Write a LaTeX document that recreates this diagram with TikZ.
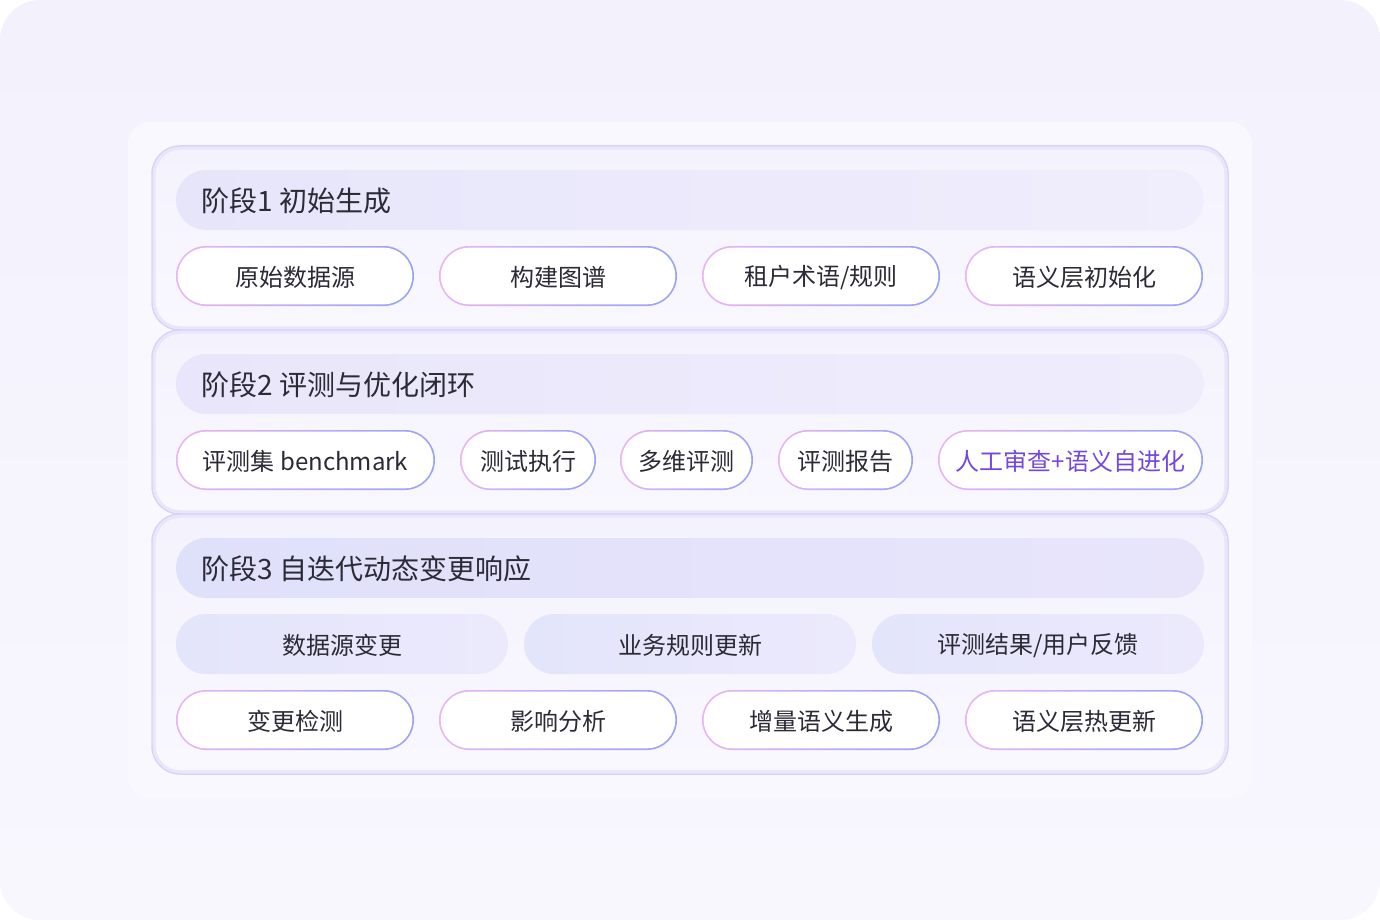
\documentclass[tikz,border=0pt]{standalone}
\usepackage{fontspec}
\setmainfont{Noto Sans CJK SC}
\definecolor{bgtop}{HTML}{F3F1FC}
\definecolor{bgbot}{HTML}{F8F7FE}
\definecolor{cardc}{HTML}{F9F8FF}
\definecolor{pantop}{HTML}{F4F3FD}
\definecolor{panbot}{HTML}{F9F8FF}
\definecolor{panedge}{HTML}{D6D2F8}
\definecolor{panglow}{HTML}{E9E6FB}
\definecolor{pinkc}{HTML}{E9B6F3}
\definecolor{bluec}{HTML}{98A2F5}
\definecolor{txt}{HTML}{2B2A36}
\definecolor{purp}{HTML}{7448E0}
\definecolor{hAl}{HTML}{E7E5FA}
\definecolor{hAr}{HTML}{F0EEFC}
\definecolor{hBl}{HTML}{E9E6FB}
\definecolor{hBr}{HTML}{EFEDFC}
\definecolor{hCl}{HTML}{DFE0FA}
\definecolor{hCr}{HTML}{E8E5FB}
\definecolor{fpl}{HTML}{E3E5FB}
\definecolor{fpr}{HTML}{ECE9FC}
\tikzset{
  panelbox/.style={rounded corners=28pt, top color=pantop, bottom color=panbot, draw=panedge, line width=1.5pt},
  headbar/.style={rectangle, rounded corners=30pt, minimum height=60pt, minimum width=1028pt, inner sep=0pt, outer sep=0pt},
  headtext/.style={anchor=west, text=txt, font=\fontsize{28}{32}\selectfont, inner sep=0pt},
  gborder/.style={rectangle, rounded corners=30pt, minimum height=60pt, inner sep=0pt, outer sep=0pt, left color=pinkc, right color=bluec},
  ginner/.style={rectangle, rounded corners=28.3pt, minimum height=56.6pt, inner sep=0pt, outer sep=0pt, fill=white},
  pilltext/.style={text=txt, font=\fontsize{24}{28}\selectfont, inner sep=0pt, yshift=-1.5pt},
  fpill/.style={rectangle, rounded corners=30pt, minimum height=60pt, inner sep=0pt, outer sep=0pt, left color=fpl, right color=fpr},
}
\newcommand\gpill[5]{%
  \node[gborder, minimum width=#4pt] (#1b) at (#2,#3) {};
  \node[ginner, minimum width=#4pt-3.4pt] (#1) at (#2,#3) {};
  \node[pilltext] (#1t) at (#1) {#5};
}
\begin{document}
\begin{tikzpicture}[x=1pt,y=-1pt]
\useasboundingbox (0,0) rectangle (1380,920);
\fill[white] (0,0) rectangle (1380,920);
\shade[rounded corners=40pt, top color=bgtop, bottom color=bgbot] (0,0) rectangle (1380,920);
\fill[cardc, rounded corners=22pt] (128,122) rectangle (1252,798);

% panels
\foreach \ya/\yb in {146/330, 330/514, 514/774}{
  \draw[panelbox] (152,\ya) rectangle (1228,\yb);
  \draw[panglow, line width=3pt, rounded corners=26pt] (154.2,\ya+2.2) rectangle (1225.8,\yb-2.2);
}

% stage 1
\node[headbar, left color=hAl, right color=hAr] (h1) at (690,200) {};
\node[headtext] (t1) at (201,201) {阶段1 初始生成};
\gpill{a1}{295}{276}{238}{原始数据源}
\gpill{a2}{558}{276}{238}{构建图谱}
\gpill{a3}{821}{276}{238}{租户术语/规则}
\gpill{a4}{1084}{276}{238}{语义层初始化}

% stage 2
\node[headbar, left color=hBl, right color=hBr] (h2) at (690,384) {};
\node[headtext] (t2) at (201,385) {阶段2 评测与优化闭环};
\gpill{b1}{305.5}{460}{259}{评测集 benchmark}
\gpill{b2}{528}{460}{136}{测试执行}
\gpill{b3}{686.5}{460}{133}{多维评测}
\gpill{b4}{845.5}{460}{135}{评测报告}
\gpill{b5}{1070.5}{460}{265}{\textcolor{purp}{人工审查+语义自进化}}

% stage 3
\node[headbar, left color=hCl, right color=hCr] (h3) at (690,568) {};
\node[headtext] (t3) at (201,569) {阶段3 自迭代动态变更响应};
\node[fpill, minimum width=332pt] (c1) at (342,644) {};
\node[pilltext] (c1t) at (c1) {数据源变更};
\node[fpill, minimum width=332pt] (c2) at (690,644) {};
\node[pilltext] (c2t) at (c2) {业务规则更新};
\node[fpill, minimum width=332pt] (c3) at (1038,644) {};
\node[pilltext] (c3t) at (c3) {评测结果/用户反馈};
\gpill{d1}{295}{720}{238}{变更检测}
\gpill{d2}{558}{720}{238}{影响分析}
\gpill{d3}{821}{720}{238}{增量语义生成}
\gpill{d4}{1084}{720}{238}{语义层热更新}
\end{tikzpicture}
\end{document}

-------------------------

Exclude every picture and copy the remaining data exactly.

Write a LaTeX document that recreates this diagram with TikZ.
\documentclass[tikz,border=0pt]{standalone}
\usepackage{fontspec}
\setmainfont{Noto Sans CJK SC}
\definecolor{bgtop}{HTML}{F3F1FC}
\definecolor{bgbot}{HTML}{F8F7FE}
\definecolor{cardc}{HTML}{F9F8FF}
\definecolor{pantop}{HTML}{F4F3FD}
\definecolor{panbot}{HTML}{F9F8FF}
\definecolor{panedge}{HTML}{D6D2F8}
\definecolor{panglow}{HTML}{E9E6FB}
\definecolor{pinkc}{HTML}{E9B6F3}
\definecolor{bluec}{HTML}{98A2F5}
\definecolor{txt}{HTML}{2B2A36}
\definecolor{purp}{HTML}{7448E0}
\definecolor{hAl}{HTML}{E7E5FA}
\definecolor{hAr}{HTML}{F0EEFC}
\definecolor{hBl}{HTML}{E9E6FB}
\definecolor{hBr}{HTML}{EFEDFC}
\definecolor{hCl}{HTML}{DFE0FA}
\definecolor{hCr}{HTML}{E8E5FB}
\definecolor{fpl}{HTML}{E3E5FB}
\definecolor{fpr}{HTML}{ECE9FC}
\tikzset{
  panelbox/.style={rounded corners=28pt, top color=pantop, bottom color=panbot, draw=panedge, line width=1.5pt},
  headbar/.style={rectangle, rounded corners=30pt, minimum height=60pt, minimum width=1028pt, inner sep=0pt, outer sep=0pt},
  headtext/.style={anchor=west, text=txt, font=\fontsize{28}{32}\selectfont, inner sep=0pt},
  gborder/.style={rectangle, rounded corners=30pt, minimum height=60pt, inner sep=0pt, outer sep=0pt, left color=pinkc, right color=bluec},
  ginner/.style={rectangle, rounded corners=28.3pt, minimum height=56.6pt, inner sep=0pt, outer sep=0pt, fill=white},
  pilltext/.style={text=txt, font=\fontsize{24}{28}\selectfont, inner sep=0pt, yshift=-1.5pt},
  fpill/.style={rectangle, rounded corners=30pt, minimum height=60pt, inner sep=0pt, outer sep=0pt, left color=fpl, right color=fpr},
}
\newcommand\gpill[5]{%
  \node[gborder, minimum width=#4pt] (#1b) at (#2,#3) {};
  \node[ginner, minimum width=#4pt-3.4pt] (#1) at (#2,#3) {};
  \node[pilltext] (#1t) at (#1) {#5};
}
\begin{document}
\begin{tikzpicture}[x=1pt,y=-1pt]
\useasboundingbox (0,0) rectangle (1380,920);
\fill[white] (0,0) rectangle (1380,920);
\shade[rounded corners=40pt, top color=bgtop, bottom color=bgbot] (0,0) rectangle (1380,920);
\fill[cardc, rounded corners=22pt] (128,122) rectangle (1252,798);

% panels
\foreach \ya/\yb in {146/330, 330/514, 514/774}{
  \draw[panelbox] (152,\ya) rectangle (1228,\yb);
  \draw[panglow, line width=3pt, rounded corners=26pt] (154.2,\ya+2.2) rectangle (1225.8,\yb-2.2);
}

% stage 1
\node[headbar, left color=hAl, right color=hAr] (h1) at (690,200) {};
\node[headtext] (t1) at (201,201) {阶段1 初始生成};
\gpill{a1}{295}{276}{238}{原始数据源}
\gpill{a2}{558}{276}{238}{构建图谱}
\gpill{a3}{821}{276}{238}{租户术语/规则}
\gpill{a4}{1084}{276}{238}{语义层初始化}

% stage 2
\node[headbar, left color=hBl, right color=hBr] (h2) at (690,384) {};
\node[headtext] (t2) at (201,385) {阶段2 评测与优化闭环};
\gpill{b1}{305.5}{460}{259}{评测集 benchmark}
\gpill{b2}{528}{460}{136}{测试执行}
\gpill{b3}{686.5}{460}{133}{多维评测}
\gpill{b4}{845.5}{460}{135}{评测报告}
\gpill{b5}{1070.5}{460}{265}{\textcolor{purp}{人工审查+语义自进化}}

% stage 3
\node[headbar, left color=hCl, right color=hCr] (h3) at (690,568) {};
\node[headtext] (t3) at (201,569) {阶段3 自迭代动态变更响应};
\node[fpill, minimum width=332pt] (c1) at (342,644) {};
\node[pilltext] (c1t) at (c1) {数据源变更};
\node[fpill, minimum width=332pt] (c2) at (690,644) {};
\node[pilltext] (c2t) at (c2) {业务规则更新};
\node[fpill, minimum width=332pt] (c3) at (1038,644) {};
\node[pilltext] (c3t) at (c3) {评测结果/用户反馈};
\gpill{d1}{295}{720}{238}{变更检测}
\gpill{d2}{558}{720}{238}{影响分析}
\gpill{d3}{821}{720}{238}{增量语义生成}
\gpill{d4}{1084}{720}{238}{语义层热更新}
\end{tikzpicture}
\end{document}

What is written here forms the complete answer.